With the event’s slate of comedians, drag queens and musical performances, the upbeat and celebratory energy at Abortion Care Tennessee’s “Abortion Forever No Matter What” variety show contrasted with the cause it was created to support.
The fundraising event at the Blue Room at Third Man Records on April 8 was a bright spot amid a few tumultuous weeks in Tennessee — inside of a few tumultuous years for reproductive rights. Another bright spot: The statewide abortion fund is able to cover costs for Tennesseans traveling out of state to receive an abortion, says Robyn Baldridge, co-founder and development coordinator for ACT.
“We can’t do a lot to quell the emotional horror that comes from having to travel out of state for basic health care, but we can, at the very least, make sure that someone who does not want to continue a pregnancy can get to where they need to go to make that happen,” Baldridge says.

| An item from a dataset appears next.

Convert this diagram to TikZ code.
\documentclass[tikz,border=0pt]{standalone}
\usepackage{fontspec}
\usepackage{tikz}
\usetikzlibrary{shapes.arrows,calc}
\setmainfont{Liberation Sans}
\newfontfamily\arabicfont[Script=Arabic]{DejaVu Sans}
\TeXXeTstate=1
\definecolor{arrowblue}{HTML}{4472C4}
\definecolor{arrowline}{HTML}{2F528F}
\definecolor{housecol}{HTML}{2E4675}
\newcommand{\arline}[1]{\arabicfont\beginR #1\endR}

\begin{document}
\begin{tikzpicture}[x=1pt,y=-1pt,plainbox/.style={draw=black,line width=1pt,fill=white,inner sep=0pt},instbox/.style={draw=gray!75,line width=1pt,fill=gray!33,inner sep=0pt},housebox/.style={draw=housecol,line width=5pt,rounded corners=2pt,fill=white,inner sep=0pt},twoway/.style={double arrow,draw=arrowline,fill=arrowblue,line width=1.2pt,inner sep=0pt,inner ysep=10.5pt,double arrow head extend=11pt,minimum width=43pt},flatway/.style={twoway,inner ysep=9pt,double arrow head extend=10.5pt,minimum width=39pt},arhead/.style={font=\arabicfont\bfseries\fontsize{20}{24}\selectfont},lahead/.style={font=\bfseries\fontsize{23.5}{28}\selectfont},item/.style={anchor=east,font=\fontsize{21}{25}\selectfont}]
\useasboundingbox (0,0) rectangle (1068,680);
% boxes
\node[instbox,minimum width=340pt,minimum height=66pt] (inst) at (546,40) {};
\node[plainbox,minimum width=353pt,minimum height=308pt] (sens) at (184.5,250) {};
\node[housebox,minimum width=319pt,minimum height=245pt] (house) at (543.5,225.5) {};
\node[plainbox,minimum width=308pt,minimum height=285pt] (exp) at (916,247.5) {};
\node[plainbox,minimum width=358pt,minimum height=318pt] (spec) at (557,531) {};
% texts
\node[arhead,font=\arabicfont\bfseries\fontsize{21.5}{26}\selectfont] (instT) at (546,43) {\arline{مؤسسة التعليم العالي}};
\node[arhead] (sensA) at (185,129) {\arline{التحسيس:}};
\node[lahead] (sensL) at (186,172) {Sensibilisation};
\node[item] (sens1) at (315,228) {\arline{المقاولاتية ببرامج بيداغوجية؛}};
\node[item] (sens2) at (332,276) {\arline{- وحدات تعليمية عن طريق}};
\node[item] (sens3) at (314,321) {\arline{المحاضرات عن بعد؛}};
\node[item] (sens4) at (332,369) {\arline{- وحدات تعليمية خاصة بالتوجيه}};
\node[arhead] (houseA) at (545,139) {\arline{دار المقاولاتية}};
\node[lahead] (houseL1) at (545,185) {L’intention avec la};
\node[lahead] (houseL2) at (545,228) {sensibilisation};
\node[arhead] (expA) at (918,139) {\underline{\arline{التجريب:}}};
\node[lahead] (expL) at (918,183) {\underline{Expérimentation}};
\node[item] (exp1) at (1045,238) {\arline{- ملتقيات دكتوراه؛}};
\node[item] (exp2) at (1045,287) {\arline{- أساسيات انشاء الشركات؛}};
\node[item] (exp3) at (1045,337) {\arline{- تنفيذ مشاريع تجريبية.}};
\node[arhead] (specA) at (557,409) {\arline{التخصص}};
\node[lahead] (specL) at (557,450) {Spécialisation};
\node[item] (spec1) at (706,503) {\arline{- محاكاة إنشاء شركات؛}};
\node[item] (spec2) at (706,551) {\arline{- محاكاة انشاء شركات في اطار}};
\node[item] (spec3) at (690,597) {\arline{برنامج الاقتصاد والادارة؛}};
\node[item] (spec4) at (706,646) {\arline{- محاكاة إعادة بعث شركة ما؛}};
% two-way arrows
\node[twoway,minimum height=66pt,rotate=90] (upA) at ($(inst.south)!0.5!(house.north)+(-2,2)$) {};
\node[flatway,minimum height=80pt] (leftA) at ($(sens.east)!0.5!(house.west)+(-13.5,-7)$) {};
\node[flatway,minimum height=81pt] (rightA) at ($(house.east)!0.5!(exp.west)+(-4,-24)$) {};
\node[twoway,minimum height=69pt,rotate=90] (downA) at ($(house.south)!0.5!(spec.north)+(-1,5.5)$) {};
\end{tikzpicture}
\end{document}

Earlier in the day, ACT and reproductive justice advocacy and education group Beyond Roe Collective partnered to produce a self-managed abortion training class, which they plan to offer quarterly. For fear of legal ramifications, the organizations can’t say exactly how to obtain the pills necessary for a medication abortion (that’s a question for the public health campaign Plan C), but takes it from there, explaining how to administer mifepristone and misoprostol for a medication abortion — safe up to 12 weeks into a pregnancy. (The training also described a method with just misoprostol, as mifepristone is currently at risk of being banned under federal litigation.)
Baldridge, who led the training, advised on medication for pain and nausea and how to know when the bleeding is too much. (Soaking more than two pads an hour is a reason to seek medical care.) At the hospital, a patient can tell health care workers they’re having a miscarriage — though simply saying they need medical care is enough. When doing online research, a person can use an incognito tab or what’s known as a virtual private network (VPN). They should also have someone check in on them during the process, and avoid talking about it via text for security purposes.
The scene at the self-managed abortion training wasn’t part of the original plan for ACT, which started in a grassroots manner in 2018, years before Tennessee’s strict abortion ban went into effect. On March 3, 2020 — the day of Nashville’s devastating tornado — they launched their socials. Then the pandemic negated in-person fundraising events. The organization became grant-funded, and in its early days could offer $75 through clinics to the patients who needed it most.
“I worked in a clinic, and there were just no resources even before [the fall of Roe v. Wade] — people were having to travel,” Baldridge says. “I saw $50 being the difference between someone continuing a pregnancy or not.”
Then the Supreme Court decision that would overturn Roe v. Wade leaked in May 2022.
“In the 48 hours after the Supreme Court leak, we had raised $56,000,” Baldridge says. “I looked at our PayPal and thought it had to have been a glitch.”
Abortion Care Tennessee has found a new purpose in responding to the way Tennessee’s restrictive abortion laws have been implemented, while other organizations such as Healthy and Free Tennessee focus on advocacy work, and Beyond Roe Collective on education. Giving to Planned Parenthood is great, Baldridge says, but in her experience, its subsidization of the procedure cost based on income often fell short — and now they don’t perform abortions at all. (The organization has since introduced navigation services and pay for the costs of all travel as well as help reduce the cost of the abortion.)
“We should all be able to be doing literally anything else than advocating for basic human freedoms,” she says. “Ideally at some point we’ll have enough money and energy and bandwidth to be able to dismantle the systems that make our work necessary. But right now in Tennessee, we’re just doing what we can to respond to the reality and make sure our patients can get where they need to go.”
Costs for travel and obtaining an abortion out of state are rising, Baldridge says, up to about $2,500 per person.
“The momentum needs to stay, because a lot of it had already died down by the time the law even went into effect,” she says.
At the state House this year, a bill providing an exception for rape and incest, as well as one that would ban only “elective abortions,” failed. Instead, only a narrow allowance for doctors to perform the procedure to save the life of the mother was added — a “compromise bill” to appease anti-abortion organization Tennessee Right to Life.
Baldridge says the people of Tennessee said “absolutely not” when the state legislature nearly completely banned abortion. Indeed, more Tennesseans now identify as pro-choice than anti-abortion. There’s some consolation and some hope, she says, because ACT has their backs.
“I didn’t realize until [ACT’s fundraiser shows] actually happened, how much people need an outlet to donate and to give back as much as they need a space of joy and catharsis and of processing together,” Baldridge says. “That really happens at these events, and it’s really special.”